What is expected -
Write the data out again, character for character, with no images.

** begin **

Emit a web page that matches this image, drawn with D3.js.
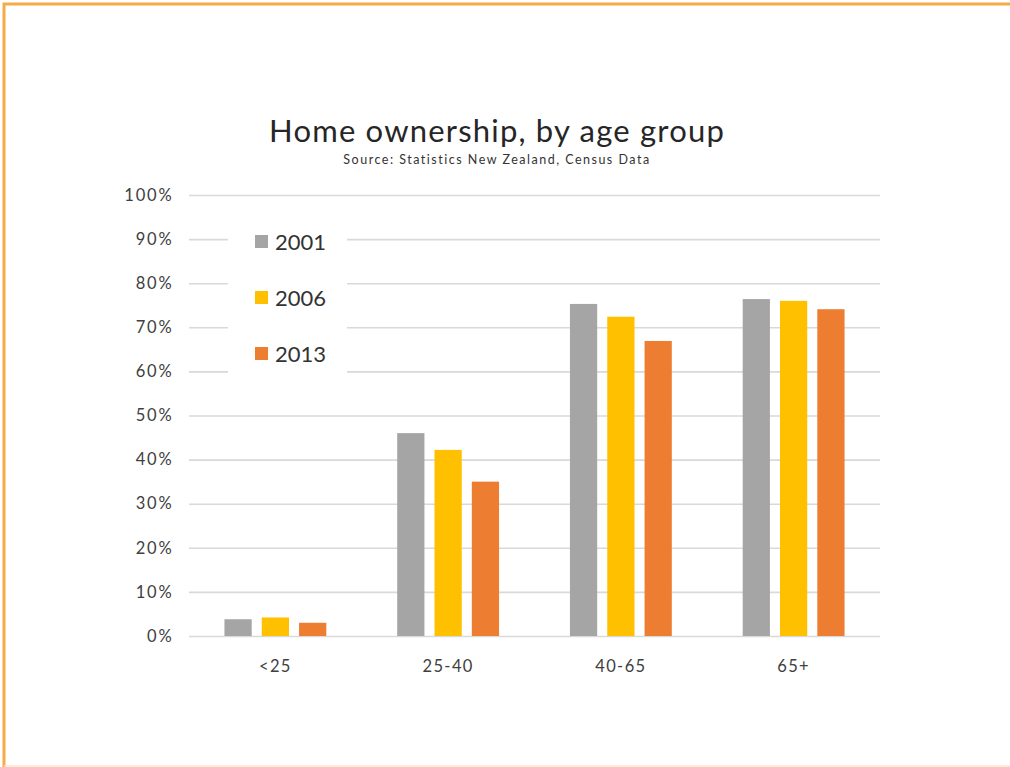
<!DOCTYPE html>
<html>
<head>
<meta charset="utf-8">
<script src="https://cdn.jsdelivr.net/npm/d3@7"></script>
<style>
  html, body { margin: 0; padding: 0; background: #fff; }
  svg { display: block; }
</style>
</head>
<body>
<svg id="chart" width="1010" height="767"></svg>
<script>
// Home ownership rates by age group, census years
const ageGroups = ["<25", "25-40", "40-65", "65+"];
const years = ["2001", "2006", "2013"];
const own2001 = [3.8, 46.0, 75.3, 76.4];
const own2006 = [4.2, 42.2, 72.4, 76.0];
const own2013 = [3.0, 35.0, 66.9, 74.1];
const yTicks = [0, 10, 20, 30, 40, 50, 60, 70, 80, 90, 100];
const seriesColors = ["#a5a5a5", "#ffc000", "#ed7d31"];

const seriesValues = [own2001, own2006, own2013];
const rows = ageGroups.map((g, i) => ({
  group: g,
  values: years.map((y, j) => ({ year: y, value: seriesValues[j][i], color: seriesColors[j] }))
}));

const svg = d3.select("#chart");
const font = "Lato, 'Open Sans', 'Liberation Sans', sans-serif";

// outer frame (top and left edges in orange, faint bottom edge)
svg.append("line").attr("x1", 3).attr("x2", 1010).attr("y1", 4).attr("y2", 4)
  .attr("stroke", "#f6aa48").attr("stroke-width", 3);
svg.append("line").attr("x1", 4).attr("x2", 4).attr("y1", 3).attr("y2", 767)
  .attr("stroke", "#f6aa48").attr("stroke-width", 3);
svg.append("line").attr("x1", 4).attr("x2", 1010).attr("y1", 766).attr("y2", 766)
  .attr("stroke", "#fbe6c8").attr("stroke-width", 1.5);

const plot = { left: 189, right: 880, top: 195, bottom: 636 };

const x = d3.scaleBand().domain(ageGroups).range([plot.left, plot.right]).paddingInner(0).paddingOuter(0);
const xInner = d3.scaleBand().domain(years).range([0, x.bandwidth()]).paddingInner(0.27).paddingOuter(0.95);
const y = d3.scaleLinear().domain([0, 100]).range([plot.bottom, plot.top]);

// gridlines + y labels via axis
const yAxis = d3.axisLeft(y).tickValues(yTicks).tickFormat(d => d + "%")
  .tickSize(-(plot.right - plot.left)).tickPadding(15.5);
const gy = svg.append("g").attr("transform", `translate(${plot.left},0)`).call(yAxis);
gy.select(".domain").remove();
gy.selectAll(".tick line").attr("stroke", "#d9d9d9").attr("stroke-width", 1.6);
gy.selectAll(".tick text").attr("fill", "#404040").attr("font-family", font)
  .attr("font-size", 16.5).attr("letter-spacing", 1.8);

// bars
const groups = svg.append("g").selectAll("g").data(rows).join("g")
  .attr("transform", d => `translate(${x(d.group)},0)`);
groups.selectAll("rect").data(d => d.values).join("rect")
  .attr("x", d => xInner(d.year))
  .attr("width", xInner.bandwidth())
  .attr("y", d => y(d.value))
  .attr("height", d => y(0) - y(d.value))
  .attr("fill", d => d.color);

// category axis labels
const xAxis = d3.axisBottom(x).tickSize(0).tickPadding(24);
const gx = svg.append("g").attr("transform", `translate(0,${plot.bottom})`).call(xAxis);
gx.select(".domain").remove();
gx.selectAll(".tick text").attr("fill", "#404040").attr("font-family", font)
  .attr("font-size", 16.5).attr("letter-spacing", 1.4);

// legend on white box over the gridlines
const legend = svg.append("g");
legend.append("rect").attr("x", 228).attr("y", 212).attr("width", 119).attr("height", 164)
  .attr("fill", "#fff");
const legendY = d3.scalePoint().domain(years).range([242, 354]);
const items = legend.selectAll("g.item").data(years).join("g").attr("class", "item")
  .attr("transform", d => `translate(255,${legendY(d)})`);
items.append("rect").attr("x", 0).attr("y", -7).attr("width", 13).attr("height", 13)
  .attr("fill", (d, i) => seriesColors[i]);
items.append("text").attr("x", 20).attr("y", 0).attr("dy", "0.36em")
  .attr("font-family", font).attr("font-size", 22).attr("fill", "#333").text(d => d);

// titles
svg.append("text").attr("x", 497).attr("y", 142).attr("text-anchor", "middle")
  .attr("font-family", font).attr("font-size", 31).attr("fill", "#262626")
  .attr("letter-spacing", 1.2)
  .text("Home ownership, by age group");
svg.append("text").attr("x", 497).attr("y", 164).attr("text-anchor", "middle")
  .attr("font-family", font).attr("font-size", 12.5).attr("fill", "#333")
  .attr("letter-spacing", 1.5)
  .text("Source: Statistics New Zealand, Census Data");
</script>
</body>
</html>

** end **

Output below -
Emit a web page that matches this image, drawn with D3.js.
<!DOCTYPE html>
<html>
<head>
<meta charset="utf-8">
<script src="https://cdn.jsdelivr.net/npm/d3@7"></script>
<style>
  html, body { margin: 0; padding: 0; background: #fff; }
  svg { display: block; }
</style>
</head>
<body>
<svg id="chart" width="1010" height="767"></svg>
<script>
// Home ownership rates by age group, census years
const ageGroups = ["<25", "25-40", "40-65", "65+"];
const years = ["2001", "2006", "2013"];
const own2001 = [3.8, 46.0, 75.3, 76.4];
const own2006 = [4.2, 42.2, 72.4, 76.0];
const own2013 = [3.0, 35.0, 66.9, 74.1];
const yTicks = [0, 10, 20, 30, 40, 50, 60, 70, 80, 90, 100];
const seriesColors = ["#a5a5a5", "#ffc000", "#ed7d31"];

const seriesValues = [own2001, own2006, own2013];
const rows = ageGroups.map((g, i) => ({
  group: g,
  values: years.map((y, j) => ({ year: y, value: seriesValues[j][i], color: seriesColors[j] }))
}));

const svg = d3.select("#chart");
const font = "Lato, 'Open Sans', 'Liberation Sans', sans-serif";

// outer frame (top and left edges in orange, faint bottom edge)
svg.append("line").attr("x1", 3).attr("x2", 1010).attr("y1", 4).attr("y2", 4)
  .attr("stroke", "#f6aa48").attr("stroke-width", 3);
svg.append("line").attr("x1", 4).attr("x2", 4).attr("y1", 3).attr("y2", 767)
  .attr("stroke", "#f6aa48").attr("stroke-width", 3);
svg.append("line").attr("x1", 4).attr("x2", 1010).attr("y1", 766).attr("y2", 766)
  .attr("stroke", "#fbe6c8").attr("stroke-width", 1.5);

const plot = { left: 189, right: 880, top: 195, bottom: 636 };

const x = d3.scaleBand().domain(ageGroups).range([plot.left, plot.right]).paddingInner(0).paddingOuter(0);
const xInner = d3.scaleBand().domain(years).range([0, x.bandwidth()]).paddingInner(0.27).paddingOuter(0.95);
const y = d3.scaleLinear().domain([0, 100]).range([plot.bottom, plot.top]);

// gridlines + y labels via axis
const yAxis = d3.axisLeft(y).tickValues(yTicks).tickFormat(d => d + "%")
  .tickSize(-(plot.right - plot.left)).tickPadding(15.5);
const gy = svg.append("g").attr("transform", `translate(${plot.left},0)`).call(yAxis);
gy.select(".domain").remove();
gy.selectAll(".tick line").attr("stroke", "#d9d9d9").attr("stroke-width", 1.6);
gy.selectAll(".tick text").attr("fill", "#404040").attr("font-family", font)
  .attr("font-size", 16.5).attr("letter-spacing", 1.8);

// bars
const groups = svg.append("g").selectAll("g").data(rows).join("g")
  .attr("transform", d => `translate(${x(d.group)},0)`);
groups.selectAll("rect").data(d => d.values).join("rect")
  .attr("x", d => xInner(d.year))
  .attr("width", xInner.bandwidth())
  .attr("y", d => y(d.value))
  .attr("height", d => y(0) - y(d.value))
  .attr("fill", d => d.color);

// category axis labels
const xAxis = d3.axisBottom(x).tickSize(0).tickPadding(24);
const gx = svg.append("g").attr("transform", `translate(0,${plot.bottom})`).call(xAxis);
gx.select(".domain").remove();
gx.selectAll(".tick text").attr("fill", "#404040").attr("font-family", font)
  .attr("font-size", 16.5).attr("letter-spacing", 1.4);

// legend on white box over the gridlines
const legend = svg.append("g");
legend.append("rect").attr("x", 228).attr("y", 212).attr("width", 119).attr("height", 164)
  .attr("fill", "#fff");
const legendY = d3.scalePoint().domain(years).range([242, 354]);
const items = legend.selectAll("g.item").data(years).join("g").attr("class", "item")
  .attr("transform", d => `translate(255,${legendY(d)})`);
items.append("rect").attr("x", 0).attr("y", -7).attr("width", 13).attr("height", 13)
  .attr("fill", (d, i) => seriesColors[i]);
items.append("text").attr("x", 20).attr("y", 0).attr("dy", "0.36em")
  .attr("font-family", font).attr("font-size", 22).attr("fill", "#333").text(d => d);

// titles
svg.append("text").attr("x", 497).attr("y", 142).attr("text-anchor", "middle")
  .attr("font-family", font).attr("font-size", 31).attr("fill", "#262626")
  .attr("letter-spacing", 1.2)
  .text("Home ownership, by age group");
svg.append("text").attr("x", 497).attr("y", 164).attr("text-anchor", "middle")
  .attr("font-family", font).attr("font-size", 12.5).attr("fill", "#333")
  .attr("letter-spacing", 1.5)
  .text("Source: Statistics New Zealand, Census Data");
</script>
</body>
</html>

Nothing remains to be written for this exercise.